WRITTEN INSTRUCTION: Omit all images. Transcribe the rest of the material below exactly.

RAW DATA:
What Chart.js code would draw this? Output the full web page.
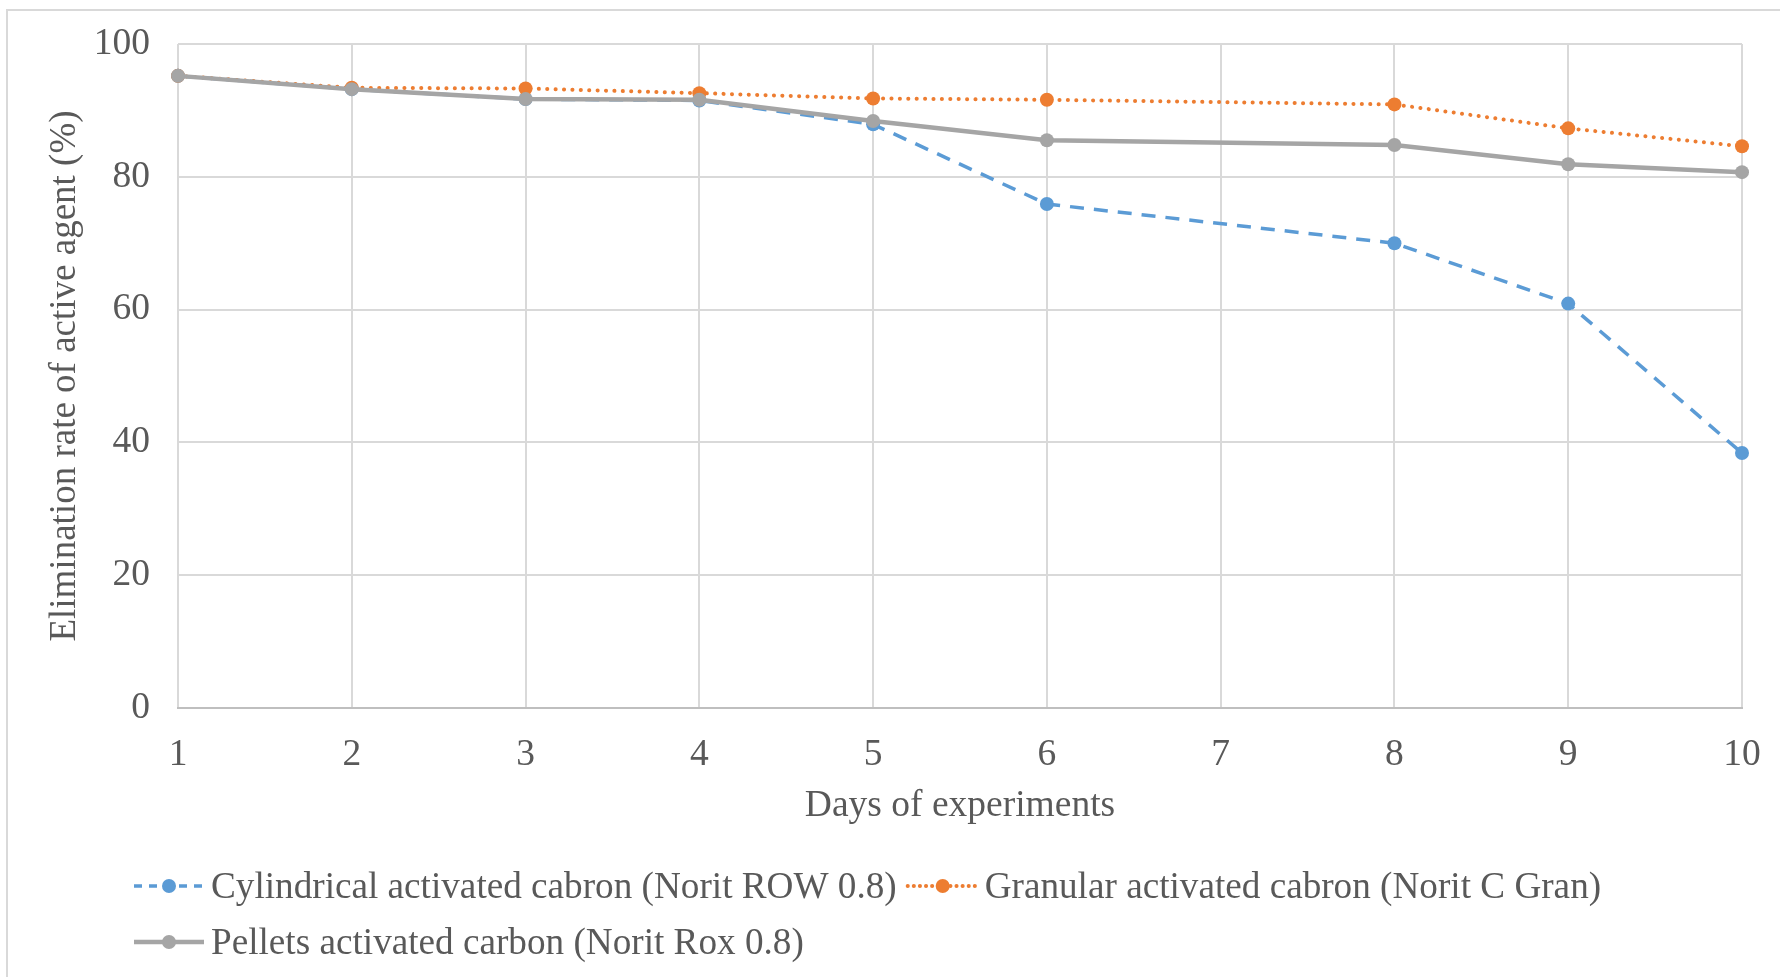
<!DOCTYPE html>
<html>
<head>
<meta charset="utf-8">
<script src="https://cdn.jsdelivr.net/npm/chart.js@4/dist/chart.umd.min.js"></script>
<style>
  html, body { margin: 0; padding: 0; background: #fff; }
  #wrap { width: 1780px; height: 977px; position: relative; }
</style>
</head>
<body>
<div id="wrap"><canvas id="myChart" width="1780" height="977"></canvas></div>
<script>
// days on the x axis (day 7 has no measurement)
var days = ["1", "2", "3", "4", "5", "6", "7", "8", "9", "10"];

var cylindrical = [95.2, 93.2, 91.7, 91.5, 87.9, 75.9, null, 70.0, 60.9, 38.4];
var granular = [95.2, 93.4, 93.3, 92.6, 91.8, 91.6, null, 90.9, 87.3, 84.6];
var pellets = [95.2, 93.2, 91.7, 91.6, 88.4, 85.5, null, 84.8, 81.9, 80.7];

var yTicks = [0, 20, 40, 60, 80, 100];

var seriesNames = [
  "Cylindrical activated cabron (Norit ROW 0.8)",
  "Granular activated cabron (Norit C Gran)",
  "Pellets activated carbon (Norit Rox 0.8)"
];

var textColor = "#595959";
var fontFamily = "'Liberation Serif', 'Times New Roman', serif";

// white background + the two visible frame edges
var framePlugin = {
  id: "frame",
  beforeDraw: function (chart) {
    var ctx = chart.ctx;
    ctx.save();
    ctx.fillStyle = "#fff";
    ctx.fillRect(0, 0, chart.width, chart.height);
    ctx.strokeStyle = "#d9d9d9";
    ctx.lineWidth = 2;
    ctx.beginPath();
    ctx.moveTo(7, chart.height);
    ctx.lineTo(7, 10);
    ctx.lineTo(chart.width, 10);
    ctx.stroke();
    ctx.restore();
  }
};

// legend like the office one: line sample with marker, then the label
var legendPlugin = {
  id: "officeLegend",
  afterDraw: function (chart) {
    var ctx = chart.ctx;
    var fontSize = 37.2;
    var rows = [[0, 1], [2]];
    var rowY = [886, 942];
    ctx.save();
    ctx.font = fontSize + "px " + fontFamily;
    ctx.textBaseline = "middle";
    rows.forEach(function (row, r) {
      var x = 134;
      var y = rowY[r];
      row.forEach(function (i) {
        var ds = chart.data.datasets[i];
        ctx.strokeStyle = ds.borderColor;
        ctx.lineWidth = ds.borderWidth;
        ctx.lineCap = ds.borderCapStyle || "butt";
        ctx.setLineDash(ds.legendDash || []);
        ctx.beginPath();
        ctx.moveTo(x, y);
        ctx.lineTo(x + 70, y);
        ctx.stroke();
        ctx.setLineDash([]);
        ctx.fillStyle = ds.pointBackgroundColor;
        ctx.beginPath();
        ctx.arc(x + 35, y, 7, 0, Math.PI * 2);
        ctx.fill();
        ctx.fillStyle = textColor;
        ctx.fillText(ds.label, x + 77, y + 2);
        x += 77 + ctx.measureText(ds.label).width + 11;
      });
    });
    ctx.restore();
  }
};

var ctx = document.getElementById("myChart").getContext("2d");
var chart = new Chart(ctx, {
  type: "line",
  data: {
    labels: days,
    datasets: [
      {
        label: seriesNames[0],
        data: cylindrical,
        borderColor: "#5b9bd5",
        backgroundColor: "#5b9bd5",
        pointBackgroundColor: "#5b9bd5",
        borderWidth: 3.5,
        borderDash: [14, 10],
        legendDash: [8, 7],
        pointRadius: 7,
        pointBorderWidth: 0,
        order: 3
      },
      {
        label: seriesNames[1],
        data: granular,
        borderColor: "#ed7d31",
        backgroundColor: "#ed7d31",
        pointBackgroundColor: "#ed7d31",
        borderWidth: 4,
        borderDash: [0.1, 8.3],
        borderCapStyle: "round",
        legendDash: [0.1, 6],
        pointRadius: 7,
        pointBorderWidth: 0,
        order: 2
      },
      {
        label: seriesNames[2],
        data: pellets,
        borderColor: "#a5a5a5",
        backgroundColor: "#a5a5a5",
        pointBackgroundColor: "#a5a5a5",
        borderWidth: 4.5,
        pointRadius: 7,
        pointBorderWidth: 0,
        order: 1
      }
    ]
  },
  options: {
    responsive: false,
    animation: false,
    spanGaps: true,
    layout: { padding: { left: 8, top: 44, right: 38, bottom: 148 } },
    plugins: {
      legend: { display: false },
      tooltip: { enabled: false }
    },
    elements: { line: { tension: 0 } },
    scales: {
      x: {
        offset: false,
        grid: { color: "#d9d9d9", lineWidth: 2, drawTicks: false },
        border: { color: "#bfbfbf", width: 2 },
        ticks: {
          color: textColor,
          padding: 25,
          maxRotation: 0,
          font: { family: fontFamily, size: 37.5 }
        },
        title: {
          display: true,
          text: "Days of experiments",
          color: textColor,
          padding: { top: 0, bottom: 0 },
          font: { family: fontFamily, size: 37.5 }
        },
        afterFit: function (axis) {
          axis.height = 121;
          axis.paddingLeft = 0;
          axis.paddingRight = 0;
        }
      },
      y: {
        min: 0,
        max: 100,
        afterBuildTicks: function (axis) {
          axis.ticks = yTicks.map(function (v) { return { value: v }; });
        },
        grid: { color: "#d9d9d9", lineWidth: 2, drawTicks: false },
        border: { display: false },
        ticks: {
          color: textColor,
          padding: 28,
          font: { family: fontFamily, size: 37.5 }
        },
        title: {
          display: true,
          text: "Elimination rate of active agent (%)",
          color: textColor,
          padding: { top: 35, bottom: 0 },
          font: { family: fontFamily, size: 37 }
        },
        afterFit: function (axis) {
          axis.width = 170;
          axis.paddingTop = 0;
          axis.paddingBottom = 0;
        }
      }
    }
  },
  plugins: [framePlugin, legendPlugin]
});
</script>
</body>
</html>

EXERCISE RESULT:
What Chart.js code would draw this? Output the full web page.
<!DOCTYPE html>
<html>
<head>
<meta charset="utf-8">
<script src="https://cdn.jsdelivr.net/npm/chart.js@4/dist/chart.umd.min.js"></script>
<style>
  html, body { margin: 0; padding: 0; background: #fff; }
  #wrap { width: 1780px; height: 977px; position: relative; }
</style>
</head>
<body>
<div id="wrap"><canvas id="myChart" width="1780" height="977"></canvas></div>
<script>
// days on the x axis (day 7 has no measurement)
var days = ["1", "2", "3", "4", "5", "6", "7", "8", "9", "10"];

var cylindrical = [95.2, 93.2, 91.7, 91.5, 87.9, 75.9, null, 70.0, 60.9, 38.4];
var granular = [95.2, 93.4, 93.3, 92.6, 91.8, 91.6, null, 90.9, 87.3, 84.6];
var pellets = [95.2, 93.2, 91.7, 91.6, 88.4, 85.5, null, 84.8, 81.9, 80.7];

var yTicks = [0, 20, 40, 60, 80, 100];

var seriesNames = [
  "Cylindrical activated cabron (Norit ROW 0.8)",
  "Granular activated cabron (Norit C Gran)",
  "Pellets activated carbon (Norit Rox 0.8)"
];

var textColor = "#595959";
var fontFamily = "'Liberation Serif', 'Times New Roman', serif";

// white background + the two visible frame edges
var framePlugin = {
  id: "frame",
  beforeDraw: function (chart) {
    var ctx = chart.ctx;
    ctx.save();
    ctx.fillStyle = "#fff";
    ctx.fillRect(0, 0, chart.width, chart.height);
    ctx.strokeStyle = "#d9d9d9";
    ctx.lineWidth = 2;
    ctx.beginPath();
    ctx.moveTo(7, chart.height);
    ctx.lineTo(7, 10);
    ctx.lineTo(chart.width, 10);
    ctx.stroke();
    ctx.restore();
  }
};

// legend like the office one: line sample with marker, then the label
var legendPlugin = {
  id: "officeLegend",
  afterDraw: function (chart) {
    var ctx = chart.ctx;
    var fontSize = 37.2;
    var rows = [[0, 1], [2]];
    var rowY = [886, 942];
    ctx.save();
    ctx.font = fontSize + "px " + fontFamily;
    ctx.textBaseline = "middle";
    rows.forEach(function (row, r) {
      var x = 134;
      var y = rowY[r];
      row.forEach(function (i) {
        var ds = chart.data.datasets[i];
        ctx.strokeStyle = ds.borderColor;
        ctx.lineWidth = ds.borderWidth;
        ctx.lineCap = ds.borderCapStyle || "butt";
        ctx.setLineDash(ds.legendDash || []);
        ctx.beginPath();
        ctx.moveTo(x, y);
        ctx.lineTo(x + 70, y);
        ctx.stroke();
        ctx.setLineDash([]);
        ctx.fillStyle = ds.pointBackgroundColor;
        ctx.beginPath();
        ctx.arc(x + 35, y, 7, 0, Math.PI * 2);
        ctx.fill();
        ctx.fillStyle = textColor;
        ctx.fillText(ds.label, x + 77, y + 2);
        x += 77 + ctx.measureText(ds.label).width + 11;
      });
    });
    ctx.restore();
  }
};

var ctx = document.getElementById("myChart").getContext("2d");
var chart = new Chart(ctx, {
  type: "line",
  data: {
    labels: days,
    datasets: [
      {
        label: seriesNames[0],
        data: cylindrical,
        borderColor: "#5b9bd5",
        backgroundColor: "#5b9bd5",
        pointBackgroundColor: "#5b9bd5",
        borderWidth: 3.5,
        borderDash: [14, 10],
        legendDash: [8, 7],
        pointRadius: 7,
        pointBorderWidth: 0,
        order: 3
      },
      {
        label: seriesNames[1],
        data: granular,
        borderColor: "#ed7d31",
        backgroundColor: "#ed7d31",
        pointBackgroundColor: "#ed7d31",
        borderWidth: 4,
        borderDash: [0.1, 8.3],
        borderCapStyle: "round",
        legendDash: [0.1, 6],
        pointRadius: 7,
        pointBorderWidth: 0,
        order: 2
      },
      {
        label: seriesNames[2],
        data: pellets,
        borderColor: "#a5a5a5",
        backgroundColor: "#a5a5a5",
        pointBackgroundColor: "#a5a5a5",
        borderWidth: 4.5,
        pointRadius: 7,
        pointBorderWidth: 0,
        order: 1
      }
    ]
  },
  options: {
    responsive: false,
    animation: false,
    spanGaps: true,
    layout: { padding: { left: 8, top: 44, right: 38, bottom: 148 } },
    plugins: {
      legend: { display: false },
      tooltip: { enabled: false }
    },
    elements: { line: { tension: 0 } },
    scales: {
      x: {
        offset: false,
        grid: { color: "#d9d9d9", lineWidth: 2, drawTicks: false },
        border: { color: "#bfbfbf", width: 2 },
        ticks: {
          color: textColor,
          padding: 25,
          maxRotation: 0,
          font: { family: fontFamily, size: 37.5 }
        },
        title: {
          display: true,
          text: "Days of experiments",
          color: textColor,
          padding: { top: 0, bottom: 0 },
          font: { family: fontFamily, size: 37.5 }
        },
        afterFit: function (axis) {
          axis.height = 121;
          axis.paddingLeft = 0;
          axis.paddingRight = 0;
        }
      },
      y: {
        min: 0,
        max: 100,
        afterBuildTicks: function (axis) {
          axis.ticks = yTicks.map(function (v) { return { value: v }; });
        },
        grid: { color: "#d9d9d9", lineWidth: 2, drawTicks: false },
        border: { display: false },
        ticks: {
          color: textColor,
          padding: 28,
          font: { family: fontFamily, size: 37.5 }
        },
        title: {
          display: true,
          text: "Elimination rate of active agent (%)",
          color: textColor,
          padding: { top: 35, bottom: 0 },
          font: { family: fontFamily, size: 37 }
        },
        afterFit: function (axis) {
          axis.width = 170;
          axis.paddingTop = 0;
          axis.paddingBottom = 0;
        }
      }
    }
  },
  plugins: [framePlugin, legendPlugin]
});
</script>
</body>
</html>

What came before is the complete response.